Could I use N Darwoods's Three Phase method? yes - but you need to clip.
This is based on a Wireless World article
by N Darwood in November 1982.
Itterate these each time slice:-
A=A+n*(B-C)
B=B+n*(C-A)
C=C+n*(A-B)
If A, B, C map to R, G, B
If these clip, and go greater than 100% and the colours are pleasing.
The SVG rgb(r%,b%,g%) function clips the values to 0% to 100%.
// Sine waves using sin() and cos()
period += increment
rad= 2*PI*period
Y=mag*sin(rad)
or
Y=mag*cos(rad)
// Sine waves using complex numbers
// and accumulator.
A=A*M
rad = 2.0 * Math.PI * 0.2
mag = 1.0
M.re=mag*Math.sin( rad )
M.im=mag*Math.cos( rad )
at= mr*ar-mi*ai
ai= mr*ai+mi*ar
ar=at
// Sine waves using differential equations
Itterate these each time slice:-
x=x+y*n
y=y-x*n
This is the solution to d^2 V/dt^2 = -nV
dV/dt = j n V
Numerically solve
re_next = re_now + gradient * step length
re_next=re_now+im_now*n
im_next=im_now-re_next*n
This is a combination of the forward and backward integration and are stable
however the forward Euler integration explodes
re_next=re_now+im_now*n
im_next=im_now-re_now*n
however the backward Euler integration explodes
re_next=re_now+im_next*n
im_next=im_now-re_next*n
Idea:- Generate Three Phase to give an RGB value
This is based on a Wireless World article
by N Darwood in November 1982.
Itterate these each time slice:-
A=A+n*(B-C)
B=B+n*(C-A)
C=C+n*(A-B)
If A, B, C are three axis 120 degree relative to each other.
A=cos( 2*pi*t/T );
B=cos( 2*pi*t/T + 2*pi/3 );
C=cos( 2*pi*t/T + 2*pi/6);
Using complex numbers:-
B= M*A
C= M*M*A
A= M*M*M*A
M.re = cos(2*pi/3 )
M.im = sin(2*pi/3 )
Why is this stable?
Assume it is a solution of a differential equation?

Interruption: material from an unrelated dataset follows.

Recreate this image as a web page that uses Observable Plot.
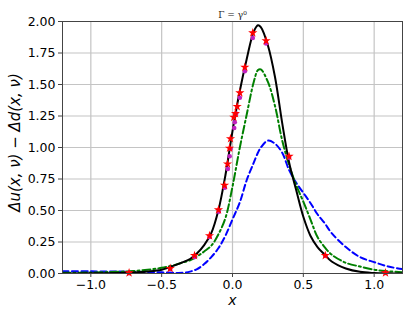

forward Euler uses the gradient at now
backward Euler uses the gradient at now+1
They each have an error which must cancel.
Assume A1 is the next itteration of A0, B1 is B0 + update
These must be executed in the order below without
A1=A0+n*(B0-C0) // forward Euler A1 is based on now values of B and C
B1=B0+n*(C0-A1) // Forward and backward Euler integration, based on old and new
C1=C0+n*(A1-B1) // backward Euler C1 is based on new A and B